Theft is an unfortunate reality in many nursing homes. Nursing home residents are often the target of theft because they have difficulty detecting and reporting the crime. In fact, most incidents of theft aren’t even officially reported.
Stolen property often includes money, jewelry, clothing, and technology. Victims of theft can be especially affected by the loss because they may have few personal possessions available to them in the facility. Other items like eye glasses, hearing aids, and dentures also go missing. While these items may not have been stolen, the loss of these items should be investigated and documented. Replacements should be found quickly so resident health and well-being is minimally impacted.
Nursing homes can reduce the risk of theft by defining and executing policies that includes managing resident inventory, staff training, investigation and reporting practices.
Each state may have requirements and guidelines for preventing nursing home theft.
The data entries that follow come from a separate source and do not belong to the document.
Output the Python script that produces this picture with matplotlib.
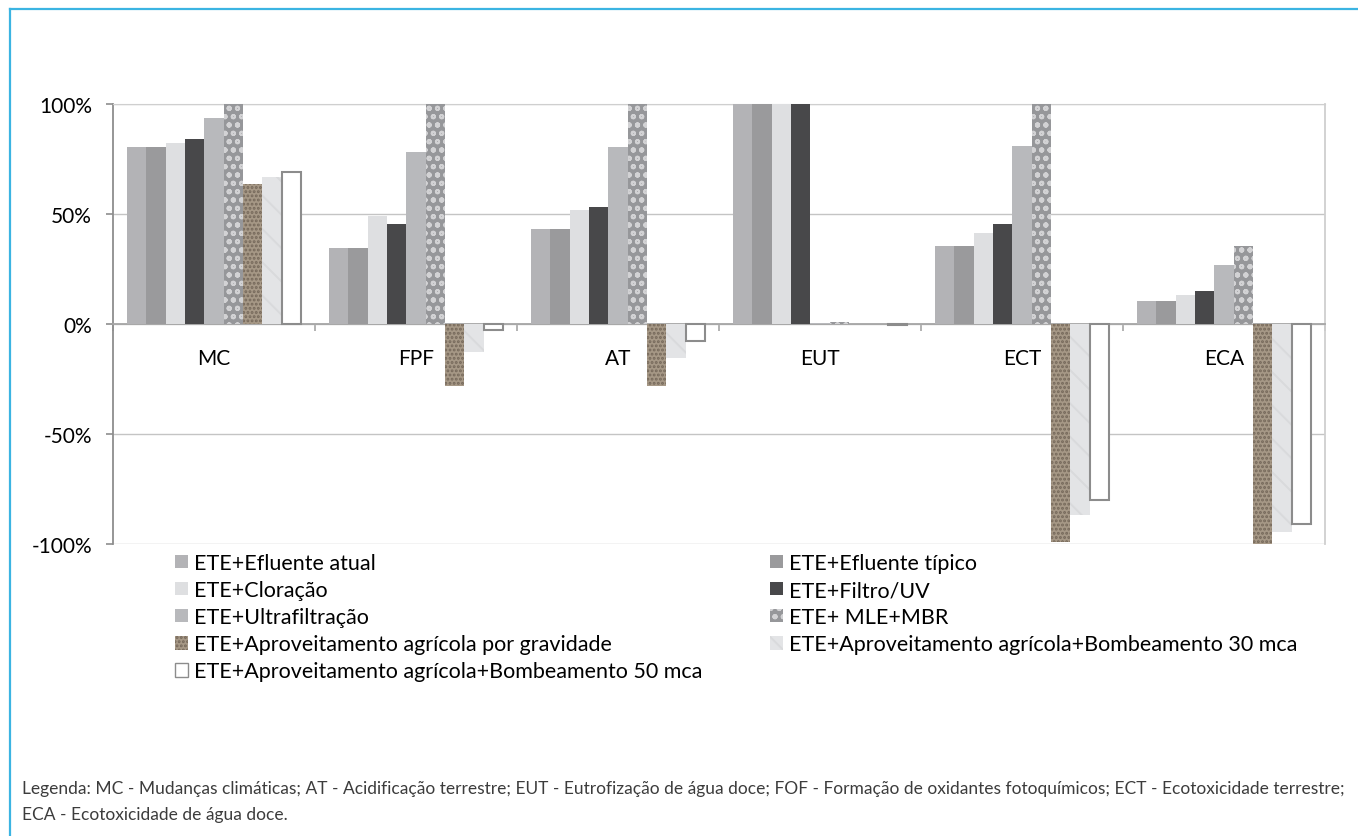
import matplotlib
matplotlib.use("Agg")
import numpy as np
import matplotlib.pyplot as plt
from matplotlib.patches import Patch
from matplotlib.lines import Line2D
from matplotlib.ticker import PercentFormatter

plt.rcParams["font.family"] = ["Lato", "DejaVu Sans"]
plt.rcParams["axes.unicode_minus"] = False
plt.rcParams["hatch.linewidth"] = 1.4

categories = ["MC", "FPF", "AT", "EUT", "ECT", "ECA"]

series_labels = [
    "ETE+Efluente atual",
    "ETE+Efluente típico",
    "ETE+Cloração",
    "ETE+Filtro/UV",
    "ETE+Ultrafiltração",
    "ETE+ MLE+MBR",
    "ETE+Aproveitamento agrícola por gravidade",
    "ETE+Aproveitamento agrícola+Bombeamento 30 mca",
    "ETE+Aproveitamento agrícola+Bombeamento 50 mca",
]

# values in % (relative impact)
efluente_atual = [80.5, 34.5, 43.0, 100.0, 35.5, 10.5]
efluente_tipico = [80.5, 34.5, 43.0, 100.0, 35.5, 10.5]
cloracao = [82.5, 49.0, 52.0, 100.0, 41.5, 13.0]
filtro_uv = [84.0, 45.5, 53.0, 100.0, 45.5, 15.0]
ultrafiltracao = [93.5, 78.0, 80.5, 0.5, 81.0, 27.0]
mle_mbr = [100.0, 100.0, 100.0, 1.0, 100.0, 35.5]
agric_gravidade = [63.5, -28.0, -28.0, 0.0, -99.0, -100.0]
agric_30mca = [67.0, -12.5, -15.5, 0.0, -87.0, -94.5]
agric_50mca = [69.0, -2.5, -7.5, -0.5, -80.0, -91.0]

series_values = [efluente_atual, efluente_tipico, cloracao, filtro_uv,
                 ultrafiltracao, mle_mbr, agric_gravidade, agric_30mca, agric_50mca]

# face colour, hatch, hatch colour, edge width
styles = [
    ("#B3B3B6", None, "#B3B3B6", 0),
    ("#9A9A9C", None, "#9A9A9C", 0),
    ("#DEDFE1", None, "#DEDFE1", 0),
    ("#48484A", None, "#48484A", 0),
    ("#B8B9BC", None, "#B8B9BC", 0),
    ("#96979A", "oo", "#D2D2D4", 0),
    ("#A69886", "....", "#75685A", 0),
    ("#E3E4E6", "\\", "#D9DADC", 0),
    ("#FFFFFF", None, "#8C8C8C", 1.5),
]

W, H = 1358, 837
fig = plt.figure(figsize=(W / 100, H / 100), dpi=100)
ax = fig.add_axes([113 / W, (H - 545) / H, (1325 - 113) / W, (545 - 105) / H])

x = np.arange(len(categories))
n = len(series_values)
width = 0.0955
for i, (vals, (face, hatch, hcol, lw)) in enumerate(zip(series_values, styles)):
    pos = x + (i - (n - 1) / 2) * width
    ax.bar(pos, np.array(vals) / 100, width, color=face, hatch=hatch,
           edgecolor=hcol, linewidth=lw, zorder=3)

ax.set_xlim(-0.5, len(categories) - 0.5)
ax.set_ylim(-1, 1)
ax.set_yticks([-1, -0.5, 0, 0.5, 1])
ax.yaxis.set_major_formatter(PercentFormatter(1.0, decimals=0))
ax.yaxis.grid(True, color="#C4C4C4", linewidth=1, zorder=0)
ax.set_axisbelow(True)

ax.spines["bottom"].set_position(("data", 0))
ax.spines["bottom"].set_color("#A6A6A6")
ax.spines["bottom"].set_linewidth(1.3)
ax.spines["left"].set_color("#8E8E8E")
ax.spines["left"].set_linewidth(1.3)
ax.spines["top"].set_color("#CFCFCF")
ax.spines["right"].set_color("#CFCFCF")
ax.spines["right"].set_linewidth(1.3)

ax.set_xticks(x, categories)
ax.set_xticks(np.arange(-0.5, len(categories), 1), minor=True)
ax.tick_params(axis="x", which="major", length=0, pad=17.5, labelsize=15)
ax.tick_params(axis="x", which="minor", length=5, direction="out", color="#A6A6A6", width=1.2)
ax.tick_params(axis="y", length=5, color="#8E8E8E", width=1.2, pad=10, labelsize=15)

# legend, filled row by row like the original
handles = [Patch(facecolor=f, hatch=h, edgecolor=c, linewidth=(1.0 if lw else 0))
           for f, h, c, lw in styles]
order = [0, 2, 4, 6, 8, 1, 3, 5, 7]
fig.legend([handles[k] for k in order], [series_labels[k] for k in order],
           loc="upper left", bbox_to_anchor=(175 / W, 1 - 554 / H), ncol=2,
           frameon=False, fontsize=15.5, handlelength=0.6, handleheight=0.6,
           handletextpad=0.3, columnspacing=3.12, labelspacing=0.33,
           borderpad=0, borderaxespad=0)

# blue frame
fig.add_artist(Line2D([10 / W, 1], [1 - 10 / H, 1 - 10 / H], color="#3BB4E2", linewidth=1.6))
fig.add_artist(Line2D([10 / W, 10 / W], [0, 1 - 10 / H], color="#3BB4E2", linewidth=1.6))

note1 = ("Legenda: MC - Mudanças climáticas; AT - Acidificação terrestre; EUT - Eutrofização de água doce; "
         "FOF - Formação de oxidantes fotoquímicos; ECT - Ecotoxicidade terrestre;")
note2 = "ECA - Ecotoxicidade de água doce."
fig.text(22 / W, 1 - 789 / H, note1, va="center", fontsize=12.5, color="#3C3C3C")
fig.text(22 / W, 1 - 815 / H, note2, va="center", fontsize=12.5, color="#3C3C3C")

fig.savefig("out.png", dpi=100)
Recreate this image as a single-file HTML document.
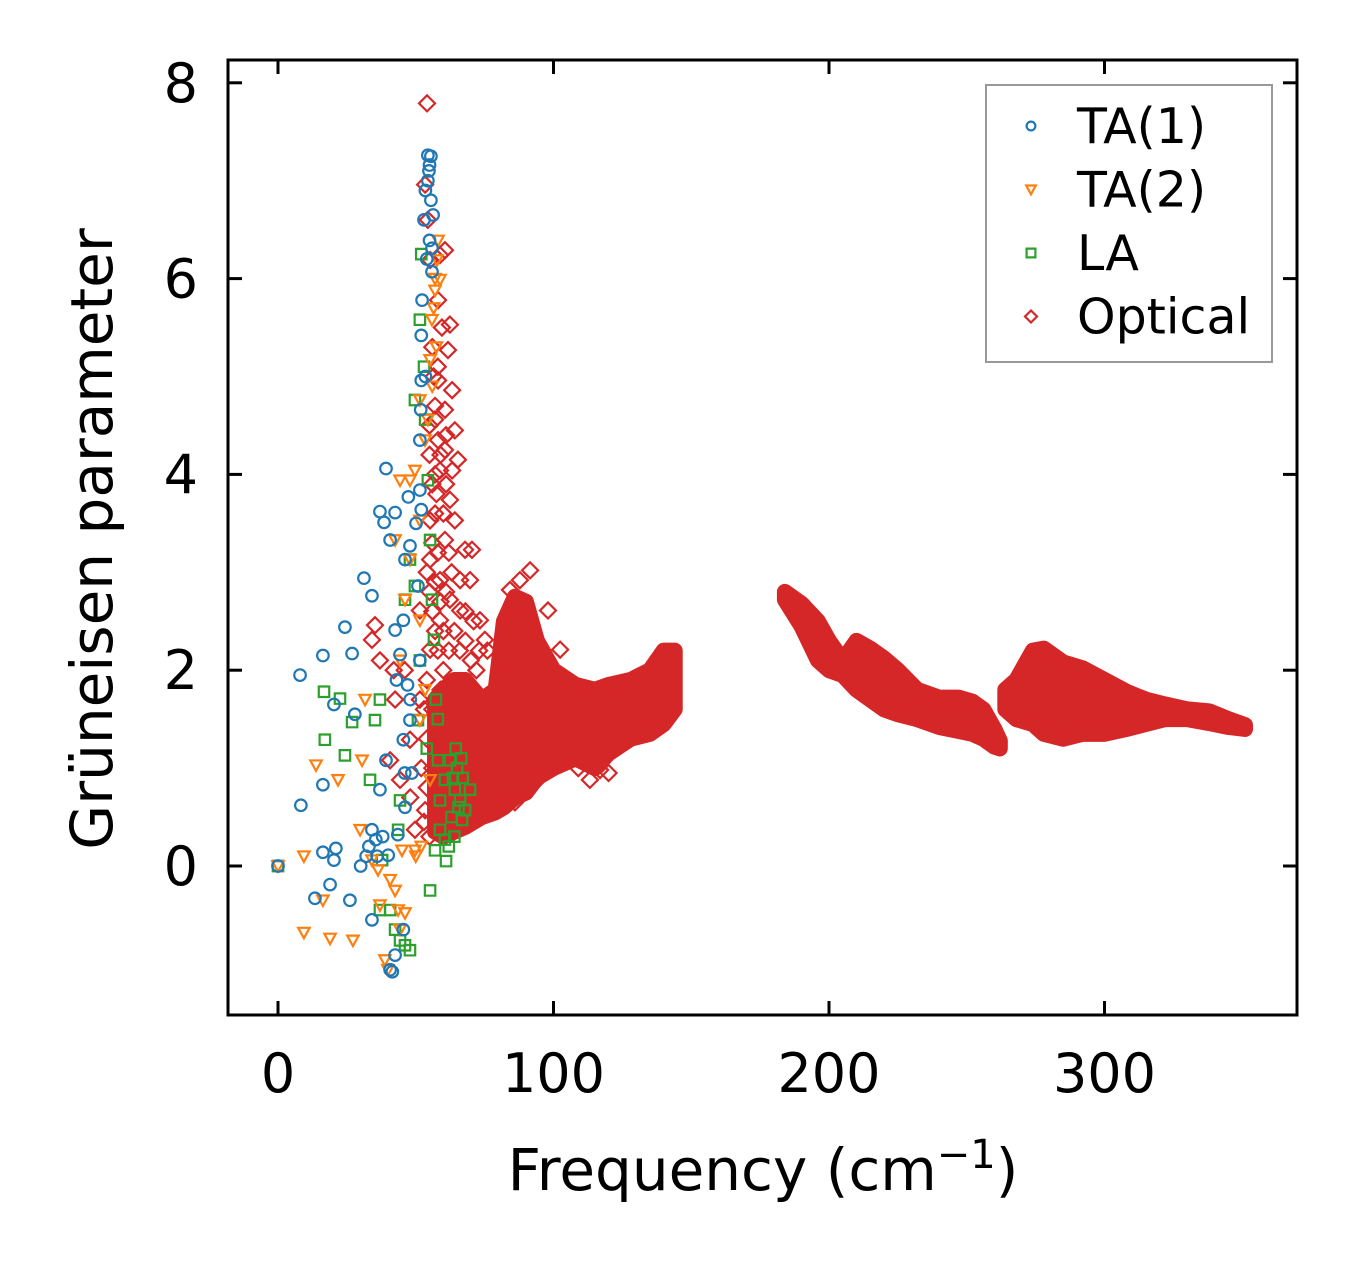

In California for example, the California Health & Safety Code states that a theft and loss program must be implemented that includes:
- Establishment and posting of the facility’s policy regarding theft and investigative procedures
- Orientation to policies and procedure for all employees within 90 days of employment
- Documentation of lost and stolen patient property with a value of twenty-five dollars ($25) or more
- A written patient personal property inventory is established upon admission and retained during the resident’s stay
- Inventory and surrender of the resident’s personal effects and valuables upon discharge or death
- Documentation, at least semiannually, of the facility’s efforts to control theft and loss
- Establishment of a method of marking, to the extent feasible, personal property items for identification purpose
- Reports to the local law enforcement agency within 36 hours when the administrator of the facility has reason to believe patient property with a then-current value of one hundred dollars ($100) or more has been stolen
- Maintenance of a secured area for patients’ property which is available for safekeeping of patient property
*California Code, Heath and Safety Code – HSC § 1289.4
Even if your facility is not located in California, these guidelines can help craft good policies and procedures for protecting your residents’ property.